George Ezra's 'Staying at Tamara's' was the biggest-selling album released during 2018, though the soundtrack to 'The Greatest Showman' was the biggest overall seller.
The year included successful releases from Dua Lipa, Arctic Monkeys, Rag'n'Bone Man, Jess Glynne, and Rod Stewart.
There were also 4.2m sales of vinyl LPs, a rise of 1.6 per cent, marking the 11th consecutive year of growth for vinyl.
Geoff Taylor, Chief Executive BPI & BRIT Awards, said there was another strong performance from the British recorded music business in 2018, with new talent also being nurtured through initiatives such as the BRITS 2019 Critics' Choice award.
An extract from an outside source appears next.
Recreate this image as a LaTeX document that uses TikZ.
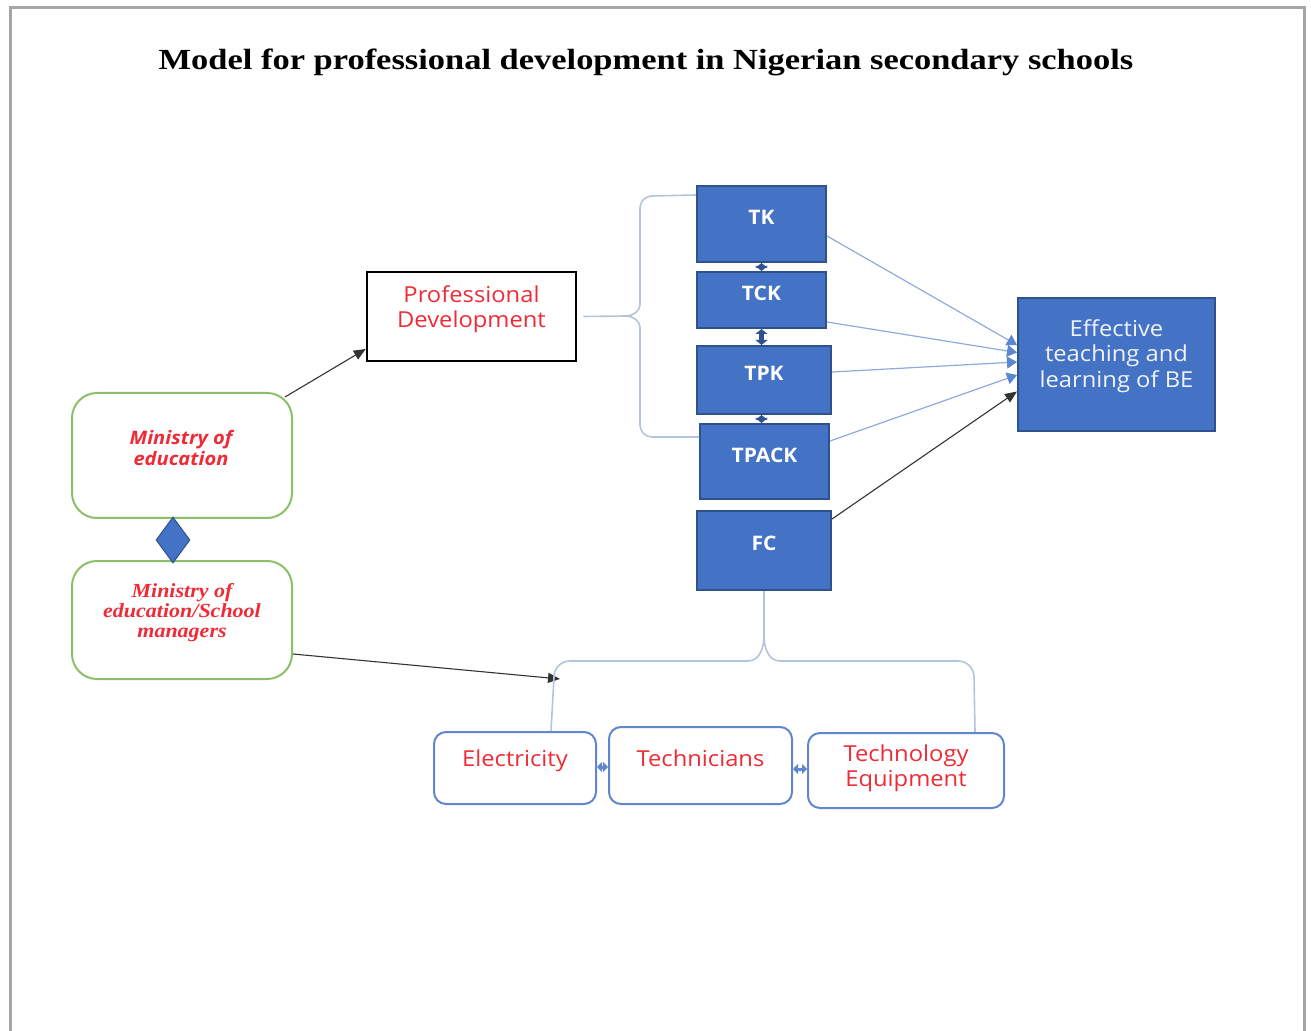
\documentclass[tikz,border=0pt]{standalone}
\usepackage{fontspec}
\setmainfont{Liberation Serif}
\newfontfamily\boxfont{Open Sans}
\usetikzlibrary{shapes.geometric,arrows.meta,calc}
\definecolor{bfill}{HTML}{4472C4}
\definecolor{bdraw}{HTML}{2F528F}
\definecolor{lblue}{HTML}{8FAADC}
\definecolor{brc}{HTML}{B4C3DE}
\definecolor{grn}{HTML}{8CC068}
\definecolor{rtx}{HTML}{EE2B36}
\definecolor{frm}{HTML}{A6A6A6}
\definecolor{tipc}{HTML}{5B86D0}
\tikzset{
  bluebox/.style={draw=bdraw, fill=bfill, line width=1pt, inner sep=0pt},
  bluetext/.style={text=white, font=\boxfont\bfseries\fontsize{10}{12}\selectfont, inner sep=0pt, xscale=1.05},
  redtext/.style={text=rtx, font=\boxfont\fontsize{11}{12.5}\selectfont, align=center, inner sep=0pt, xscale=1.08},
  whitetext/.style={text=white!92!bfill, font=\boxfont\fontsize{11}{12.8}\selectfont, align=center, inner sep=0pt, xscale=1.08},
  greenbox/.style={draw=grn, line width=1pt, rounded corners=12.5pt, inner sep=0pt, minimum width=110pt},
  outbox/.style={draw=bfill!85!white, line width=1pt, rounded corners=6pt, inner sep=0pt},
  flowline/.style={draw=lblue, line width=0.6pt, -{Triangle[width=6pt,length=5pt,color=tipc]}},
  blackline/.style={draw=black!80, line width=0.55pt, -{Triangle[width=5pt,length=6pt]}},
  bracel/.style={draw=brc, line width=0.8pt},
  tinyarrow/.style={draw=bdraw, line width=2.2pt, {Triangle[width=6pt,length=2.5pt]}-{Triangle[width=6pt,length=2.5pt]}},
  tinyarrowb/.style={draw=bfill!85!white, line width=1.5pt, {Triangle[width=5pt,length=2.5pt]}-{Triangle[width=5pt,length=2.5pt]}},
}
\begin{document}
\begin{tikzpicture}[x=0.5pt, y=-0.5pt]
\useasboundingbox (0,0) rectangle (1311,1031);
% page frame
\draw[frm, line width=1.5pt] (10,1040) -- (10,8) -- (1304,8) -- (1304,1040);
% title
\node[font=\bfseries\fontsize{14.6}{18}\selectfont, xscale=1.18] (title) at (646,62) {Model for professional development in Nigerian secondary schools};

% Professional development
\node[draw=black, line width=1.25pt, minimum width=104.5pt, minimum height=44.5pt, inner sep=0pt] (pd) at (471.5,316.5) {};
\node[redtext] (pdt) at (471.5,309.5) {Professional\\Development};

% blue blocks
\node[bluebox, minimum width=64.5pt, minimum height=38pt] (tk) at (761.5,224) {};
\node[bluetext] (tkt) at (761.5,217) {TK};
\node[bluebox, minimum width=64.5pt, minimum height=28pt] (tck) at (761.5,300) {};
\node[bluetext] (tckt) at (761.5,293) {TCK};
\node[bluebox, minimum width=67pt, minimum height=34pt] (tpk) at (764,380) {};
\node[bluetext] (tpkt) at (764,373) {TPK};
\node[bluebox, minimum width=64.5pt, minimum height=37.5pt] (tpack) at (764.5,461.5) {};
\node[bluetext] (tpackt) at (764.5,455) {TPACK};
\node[bluebox, minimum width=67pt, minimum height=39.5pt] (fc) at (764,550.5) {};
\node[bluetext] (fct) at (764,543) {FC};

% effective
\node[bluebox, minimum width=98.5pt, minimum height=66.5pt] (eff) at (1116.5,364.5) {};
\node[whitetext] (efft) at (1116.5,356) {Effective\\teaching and\\learning of BE};

% small arrows between blocks
\draw[tinyarrow] (tk.south) -- (tck.north);
\draw[tinyarrow] (tck.south) -- (tpk.north -| tck.south);
\draw[tinyarrow] (tpk.south -| tck.south) -- (tpack.north -| tck.south);

% arrows to effective
\draw[flowline] ($(tk.east)+(0,12)$) -- ($(eff.west)+(0,-19.5)$);
\draw[flowline] ($(tck.east)+(0,22)$) -- ($(eff.west)+(0,-12)$);
\draw[flowline] ($(tpk.east)+(0,-8)$) -- ($(eff.west)+(0,-2.5)$);
\draw[flowline] ($(tpack.east)+(0,-20.5)$) -- ($(eff.west)+(0,10.5)$);
\draw[blackline] ($(fc.east)+(0,-31.5)$) -- ($(eff.west)+(0,27)$);

% top brace
\draw[bracel] ($(tk.west)+(0,-29)$) -- (652,196) to[out=180,in=90] (640,208) -- (640,304)
  to[out=270,in=0] (626,316) -- ($(pd.east)+(6,0)$);
\draw[bracel] (626,316) to[out=0,in=90] (640,328) -- (640,425) to[out=270,in=180] (652,437) -- ($(tpack.west)+(0,-24.5)$);

% ministries
\node[greenbox, minimum height=62.5pt] (moe) at (182,455.5) {};
\node[text=rtx, font=\boxfont\bfseries\itshape\fontsize{9.3}{10.5}\selectfont, align=center, inner sep=0pt, xscale=1.08] (moet) at (181,447.5) {Ministry of\\education};
\node[greenbox, minimum height=59pt] (msm) at (182,620) {};
\node[text=rtx, font=\bfseries\itshape\fontsize{10}{10}\selectfont, align=center, inner sep=0pt, xscale=1.1] (msmt) at (182,613) {Ministry of\\education/School\\managers};
\node[diamond, fill=bfill, draw=bdraw, line width=0.5pt, inner sep=0pt, minimum width=17pt, minimum height=23pt] (dia) at (173,540) {};

\draw[blackline] ($(moe.north east)+(-8,5)$) -- ($(pd.west)+(0,32.5)$);
\coordinate (fcin) at (560,679);
\draw[blackline] ($(msm.east)+(0,34)$) -- (fcin);

% bottom boxes
\node[outbox, minimum width=81pt, minimum height=36pt] (elec) at (515,768) {};
\node[redtext] (elect) at (515,761) {Electricity};
\node[outbox, minimum width=91.5pt, minimum height=38.5pt] (tech) at (700.5,765.5) {};
\node[redtext] (techt) at (700.5,758) {Technicians};
\node[outbox, minimum width=98pt, minimum height=37.5pt] (teq) at (906,770.5) {};
\node[redtext] (teqt) at (906,768.5) {Technology\\Equipment};

\draw[tinyarrowb] ($(elec.east)+(0,-1)$) -- ($(tech.west)+(0,1.5)$);
\draw[tinyarrowb] ($(tech.east)+(0,3.5)$) -- ($(teq.west)+(0,-1.5)$);

% bottom brace
\draw[bracel] (fc.south) -- (764,636) to[out=270,in=0] (748,661) -- (570,661) to[out=180,in=90] (554,677) -- ($(elec.north)+(36,0)$);
\draw[bracel] (764,636) to[out=270,in=180] (780,661) -- (958,661) to[out=0,in=90] (974,677) -- ($(teq.north)+(69,0)$);
\end{tikzpicture}
\end{document}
However, he added that a hard Brexit could endanger future growth.
Published: January 2019
Music sector size and value
Latest industry data estimates that the core music industry made an estimated economic contribution - also known as Gross Value Added or GVA - of about £4.5bn to the UK economy in 2017 and supported 145,815 jobs.
UK acts such as Ed Sheeran, Rag'N'Bone Man and Dua Lipa were among the world's biggest selling acts and UK music exports were worth £2.6bn.
The total audience for live music in the UK was 30.9m with 27m attending concerts and 3.9m going to music festivals.
The £4.5bn of music revenues in the UK market, represents a 2 per cent annual increase. Musicians, composers, songwriters & lyricists generated £2bn, Live Music was worth £991m, Recorded Music totalled £700m and the figure for Music Publishing was £505m.
The £2.6bn of UK export music revenues included £719m for Music Publishing (£649m), £468m for Recorded Music and £348m for music representatives.
Published: November 2018
The UK music market has overtaken that of Germany to become Europe's largest music market by revenues.
The combination of revenues from digital and physical music formats, performance rights and sychronisation (from the use of music in advertising, TV, film and games) grew by 3.1 per cent in 2018 during 2018, compared to a decline of 9.9 per cent in Germany and a flat market in Europe as a whole.
Among UK music artists, George Ezra has been one of the biggest breakout stars in the last five years, with his debut album going into the top 10 in multiple countries and its follow-up, 'Staying at Tamara's', the biggest selling UK album of 2018.
UK Music revenues
UK record company trade income - revenues generated by sales and streams across all format and from syncs - rose 10.6 per cent to £839.5m in 2017, according to the BPI's 2018 yearbook
The figures represent the highest rate of growth for the sector since 1995, and the increase was driven by 9.5 per cent growth in music consumption during 2017. This growth was due increases in streaming, where revenues rose by 41.1 per cent, and by the resurgence of vinyl sales (one in every 15 album purchases in the UK during 2017 was on a vinyl format).
Eight of the top 10 selling artist albums in the UK during 2017 were by UK acts, and UK artists topped the singles table (the UK was second to the US in the singles table of 2016).
The share of music consumption attributed to UK acts slipped in 2017, but was up in Canada, France and Germany with Ed Sheeran and Rag 'n' Bone Man proving popular in international markets.
Published: April 2018.
The UK's music attractions including festivals, concert venues and musical heritage sites, generated an estimated £4bn of direct and indirect spend in 2016. (i)
It is calculated that 12.5m people journeyed to musical events - 'music tourists' - in 2016, meaning that about 40 per cent of the audience for music events comprised tourists.
The number of musical tourists to the UK has risen by 76 per cent since 2013. In addition, there were an estimated 47,445 full time UK jobs in 2016 supported by musical tourism. (ii)
Musical tourists spent an average of £850 a head on tickets, transport, accommodation and related costs, amounting to about £4bn of revenue for the UK.